== Stated goal ==
Leave out the pictures and copy everything else below exactly.

>> start

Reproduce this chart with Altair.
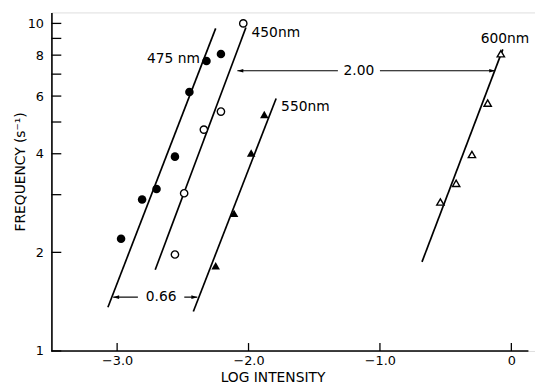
import altair as alt
import pandas as pd

# ---- data ----
x475 = [-2.97, -2.81, -2.70, -2.56, -2.45, -2.32, -2.21]
y475 = [2.20, 2.90, 3.12, 3.92, 6.17, 7.68, 8.07]
x450 = [-2.56, -2.49, -2.34, -2.21, -2.04]
y450 = [1.97, 3.03, 4.74, 5.38, 10.0]
x550 = [-2.25, -2.11, -1.98, -1.88]
y550 = [1.82, 2.63, 4.02, 5.27]
x600 = [-0.54, -0.42, -0.30, -0.18, -0.08]
y600 = [2.85, 3.25, 3.98, 5.71, 8.08]

# fitted lines (end points)
fit_series = ["475", "475", "450", "450", "550", "550", "600", "600"]
fit_x = [-3.07, -2.25, -2.71, -2.02, -2.42, -1.79, -0.68, -0.065]
fit_y = [1.36, 9.66, 1.77, 9.72, 1.32, 5.90, 1.87, 8.33]

# curve labels
lab_text = ["450nm", "550nm", "600nm"]
lab_x = [-1.977, -1.752, -0.233]
lab_y = [9.33, 5.55, 8.95]

y_ticks = [1, 2, 3, 4, 5, 6, 7, 8, 9, 10]
x_ticks = [-3.0, -2.0, -1.0, 0.0]

# annotation arrows
arrow200_y = 7.17
arrow200_x = [-2.085, -0.123]
arrow200_gap = [-1.32, -1.00]
arrow066_y = 1.46
arrow066_x = [-3.03, -2.39]
arrow066_gap = [-2.842, -2.489]

W, H = 490, 343
FONT = "DejaVu Sans"
xs = alt.Scale(domain=[-3.5, 0.18], nice=False, zero=False)
ys = alt.Scale(type="log", domain=[1, 10.8], nice=False)

XAXIS = alt.Axis(
    values=x_ticks, labelExpr="datum.value==0 ? '0' : format(datum.value, '.1f')",
    ticks=False, tickSize=0, labelPadding=4, labelFontSize=13, labelFont=FONT, labelColor="black",
    domain=False, grid=False,
    title="LOG INTENSITY", titleFont=FONT, titleFontSize=14, titleFontWeight="normal",
    titleX=224, titleY=27, titleAlign="center", titleBaseline="middle", titleColor="black")
YAXIS = alt.Axis(
    values=y_ticks,
    labelExpr="datum.value==3||datum.value==5||datum.value==7||datum.value==9 ? '' : format(datum.value, 'd')",
    ticks=False, tickSize=0, labelPadding=8, labelFontSize=13, labelFont=FONT, labelColor="black",
    domainColor="black", domainWidth=1.6, grid=False,
    title="FREQUENCY (s⁻¹)", titleFont=FONT, titleFontSize=14, titleFontWeight="normal",
    titleX=-31, titleY=161, titleAngle=-90, titleAlign="center", titleBaseline="middle",
    titleColor="black")


def X(f="x"):
    return alt.X(f"{f}:Q", scale=xs, axis=XAXIS)


def Y(f="y"):
    return alt.Y(f"{f}:Q", scale=ys, axis=YAXIS)


pts = pd.DataFrame({
    "x": x475 + x450 + x550 + x600,
    "y": y475 + y450 + y550 + y600,
    "s": ["475"] * len(x475) + ["450"] * len(x450) + ["550"] * len(x550) + ["600"] * len(x600),
})
fits = pd.DataFrame({"x": fit_x, "y": fit_y, "s": fit_series})

y_tick_rules = alt.Chart(pd.DataFrame({"y": y_ticks})).mark_rule(
    color="black", strokeWidth=1.3
).encode(x=alt.value(0), x2=alt.value(10), y=Y())

x_tick_rules = alt.Chart(pd.DataFrame({"x": x_ticks})).mark_rule(
    color="black", strokeWidth=1.3
).encode(x=X(), y=alt.value(H), y2=alt.value(H - 8))

x_domain = alt.Chart(pd.DataFrame({"x": [-3.5], "b": [0.13], "y": [1]})).mark_rule(
    color="black", strokeWidth=1.6
).encode(x=X(), x2="b:Q", y=Y())

lines = alt.Chart(fits).mark_line(color="black", strokeWidth=1.7).encode(
    x=X(), y=Y(), detail="s:N")


def series_points(s, shape, filled, size):
    return alt.Chart(pts[pts.s == s]).mark_point(
        shape=shape, filled=filled, size=size, color="black",
        fill="black" if filled else "white", stroke="black",
        strokeWidth=0 if filled else 1.4, opacity=1, fillOpacity=1,
    ).encode(x=X(), y=Y())


p475 = series_points("475", "circle", True, 75)
p450 = series_points("450", "circle", False, 55)
p550 = series_points("550", "triangle-up", True, 75)
p600 = series_points("600", "triangle-up", False, 55)

labels = alt.Chart(pd.DataFrame({"x": lab_x, "y": lab_y, "t": lab_text})).mark_text(
    align="left", baseline="middle", font=FONT, fontSize=14, color="black"
).encode(x=X(), y=Y(), text="t:N")
lab475 = alt.Chart(pd.DataFrame({"x": [-2.37], "y": [7.79], "t": ["475 nm"]})).mark_text(
    align="right", baseline="middle", font=FONT, fontSize=14, color="black"
).encode(x=X(), y=Y(), text="t:N")

# arrows
seg = pd.DataFrame({
    "x": [arrow200_x[0], arrow200_gap[1], arrow066_x[0], arrow066_gap[1]],
    "b": [arrow200_gap[0], arrow200_x[1], arrow066_gap[0], arrow066_x[1]],
    "y": [arrow200_y, arrow200_y, arrow066_y, arrow066_y],
})
arrow_lines = alt.Chart(seg).mark_rule(color="black", strokeWidth=1.2).encode(
    x=X(), x2="b:Q", y=Y())
heads_l = alt.Chart(pd.DataFrame({"x": [arrow200_x[0], arrow066_x[0]], "y": [arrow200_y, arrow066_y]})).mark_point(
    shape="M0,0L2,-0.6L2,0.6Z", filled=True, size=36, color="black", opacity=1).encode(x=X(), y=Y())
heads_r = alt.Chart(pd.DataFrame({"x": [arrow200_x[1], arrow066_x[1]], "y": [arrow200_y, arrow066_y]})).mark_point(
    shape="M0,0L-2,-0.6L-2,0.6Z", filled=True, size=36, color="black", opacity=1).encode(x=X(), y=Y())
arrow_text = alt.Chart(pd.DataFrame({
    "x": [(arrow200_gap[0] + arrow200_gap[1]) / 2, (arrow066_gap[0] + arrow066_gap[1]) / 2],
    "y": [arrow200_y, arrow066_y], "t": ["2.00", "0.66"]})).mark_text(
    align="center", baseline="middle", font=FONT, fontSize=14, color="black"
).encode(x=X(), y=Y(), text="t:N")

chart = alt.layer(
    y_tick_rules, x_tick_rules, x_domain, lines, p475, p450, p550, p600,
    labels, lab475, arrow_lines, heads_l, heads_r, arrow_text,
).properties(
    width=W, height=H,
    autosize=alt.AutoSizeParams(type="none"),
    padding={"left": 44, "top": 2, "right": 0, "bottom": 34},
).configure_view(stroke=None).configure(background="white")

chart.save("out.html", embed_options={"renderer": "svg", "actions": False})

>> end

== Result of this task ==
Reproduce this chart with Altair.
import altair as alt
import pandas as pd

# ---- data ----
x475 = [-2.97, -2.81, -2.70, -2.56, -2.45, -2.32, -2.21]
y475 = [2.20, 2.90, 3.12, 3.92, 6.17, 7.68, 8.07]
x450 = [-2.56, -2.49, -2.34, -2.21, -2.04]
y450 = [1.97, 3.03, 4.74, 5.38, 10.0]
x550 = [-2.25, -2.11, -1.98, -1.88]
y550 = [1.82, 2.63, 4.02, 5.27]
x600 = [-0.54, -0.42, -0.30, -0.18, -0.08]
y600 = [2.85, 3.25, 3.98, 5.71, 8.08]

# fitted lines (end points)
fit_series = ["475", "475", "450", "450", "550", "550", "600", "600"]
fit_x = [-3.07, -2.25, -2.71, -2.02, -2.42, -1.79, -0.68, -0.065]
fit_y = [1.36, 9.66, 1.77, 9.72, 1.32, 5.90, 1.87, 8.33]

# curve labels
lab_text = ["450nm", "550nm", "600nm"]
lab_x = [-1.977, -1.752, -0.233]
lab_y = [9.33, 5.55, 8.95]

y_ticks = [1, 2, 3, 4, 5, 6, 7, 8, 9, 10]
x_ticks = [-3.0, -2.0, -1.0, 0.0]

# annotation arrows
arrow200_y = 7.17
arrow200_x = [-2.085, -0.123]
arrow200_gap = [-1.32, -1.00]
arrow066_y = 1.46
arrow066_x = [-3.03, -2.39]
arrow066_gap = [-2.842, -2.489]

W, H = 490, 343
FONT = "DejaVu Sans"
xs = alt.Scale(domain=[-3.5, 0.18], nice=False, zero=False)
ys = alt.Scale(type="log", domain=[1, 10.8], nice=False)

XAXIS = alt.Axis(
    values=x_ticks, labelExpr="datum.value==0 ? '0' : format(datum.value, '.1f')",
    ticks=False, tickSize=0, labelPadding=4, labelFontSize=13, labelFont=FONT, labelColor="black",
    domain=False, grid=False,
    title="LOG INTENSITY", titleFont=FONT, titleFontSize=14, titleFontWeight="normal",
    titleX=224, titleY=27, titleAlign="center", titleBaseline="middle", titleColor="black")
YAXIS = alt.Axis(
    values=y_ticks,
    labelExpr="datum.value==3||datum.value==5||datum.value==7||datum.value==9 ? '' : format(datum.value, 'd')",
    ticks=False, tickSize=0, labelPadding=8, labelFontSize=13, labelFont=FONT, labelColor="black",
    domainColor="black", domainWidth=1.6, grid=False,
    title="FREQUENCY (s⁻¹)", titleFont=FONT, titleFontSize=14, titleFontWeight="normal",
    titleX=-31, titleY=161, titleAngle=-90, titleAlign="center", titleBaseline="middle",
    titleColor="black")


def X(f="x"):
    return alt.X(f"{f}:Q", scale=xs, axis=XAXIS)


def Y(f="y"):
    return alt.Y(f"{f}:Q", scale=ys, axis=YAXIS)


pts = pd.DataFrame({
    "x": x475 + x450 + x550 + x600,
    "y": y475 + y450 + y550 + y600,
    "s": ["475"] * len(x475) + ["450"] * len(x450) + ["550"] * len(x550) + ["600"] * len(x600),
})
fits = pd.DataFrame({"x": fit_x, "y": fit_y, "s": fit_series})

y_tick_rules = alt.Chart(pd.DataFrame({"y": y_ticks})).mark_rule(
    color="black", strokeWidth=1.3
).encode(x=alt.value(0), x2=alt.value(10), y=Y())

x_tick_rules = alt.Chart(pd.DataFrame({"x": x_ticks})).mark_rule(
    color="black", strokeWidth=1.3
).encode(x=X(), y=alt.value(H), y2=alt.value(H - 8))

x_domain = alt.Chart(pd.DataFrame({"x": [-3.5], "b": [0.13], "y": [1]})).mark_rule(
    color="black", strokeWidth=1.6
).encode(x=X(), x2="b:Q", y=Y())

lines = alt.Chart(fits).mark_line(color="black", strokeWidth=1.7).encode(
    x=X(), y=Y(), detail="s:N")


def series_points(s, shape, filled, size):
    return alt.Chart(pts[pts.s == s]).mark_point(
        shape=shape, filled=filled, size=size, color="black",
        fill="black" if filled else "white", stroke="black",
        strokeWidth=0 if filled else 1.4, opacity=1, fillOpacity=1,
    ).encode(x=X(), y=Y())


p475 = series_points("475", "circle", True, 75)
p450 = series_points("450", "circle", False, 55)
p550 = series_points("550", "triangle-up", True, 75)
p600 = series_points("600", "triangle-up", False, 55)

labels = alt.Chart(pd.DataFrame({"x": lab_x, "y": lab_y, "t": lab_text})).mark_text(
    align="left", baseline="middle", font=FONT, fontSize=14, color="black"
).encode(x=X(), y=Y(), text="t:N")
lab475 = alt.Chart(pd.DataFrame({"x": [-2.37], "y": [7.79], "t": ["475 nm"]})).mark_text(
    align="right", baseline="middle", font=FONT, fontSize=14, color="black"
).encode(x=X(), y=Y(), text="t:N")

# arrows
seg = pd.DataFrame({
    "x": [arrow200_x[0], arrow200_gap[1], arrow066_x[0], arrow066_gap[1]],
    "b": [arrow200_gap[0], arrow200_x[1], arrow066_gap[0], arrow066_x[1]],
    "y": [arrow200_y, arrow200_y, arrow066_y, arrow066_y],
})
arrow_lines = alt.Chart(seg).mark_rule(color="black", strokeWidth=1.2).encode(
    x=X(), x2="b:Q", y=Y())
heads_l = alt.Chart(pd.DataFrame({"x": [arrow200_x[0], arrow066_x[0]], "y": [arrow200_y, arrow066_y]})).mark_point(
    shape="M0,0L2,-0.6L2,0.6Z", filled=True, size=36, color="black", opacity=1).encode(x=X(), y=Y())
heads_r = alt.Chart(pd.DataFrame({"x": [arrow200_x[1], arrow066_x[1]], "y": [arrow200_y, arrow066_y]})).mark_point(
    shape="M0,0L-2,-0.6L-2,0.6Z", filled=True, size=36, color="black", opacity=1).encode(x=X(), y=Y())
arrow_text = alt.Chart(pd.DataFrame({
    "x": [(arrow200_gap[0] + arrow200_gap[1]) / 2, (arrow066_gap[0] + arrow066_gap[1]) / 2],
    "y": [arrow200_y, arrow066_y], "t": ["2.00", "0.66"]})).mark_text(
    align="center", baseline="middle", font=FONT, fontSize=14, color="black"
).encode(x=X(), y=Y(), text="t:N")

chart = alt.layer(
    y_tick_rules, x_tick_rules, x_domain, lines, p475, p450, p550, p600,
    labels, lab475, arrow_lines, heads_l, heads_r, arrow_text,
).properties(
    width=W, height=H,
    autosize=alt.AutoSizeParams(type="none"),
    padding={"left": 44, "top": 2, "right": 0, "bottom": 34},
).configure_view(stroke=None).configure(background="white")

chart.save("out.html", embed_options={"renderer": "svg", "actions": False})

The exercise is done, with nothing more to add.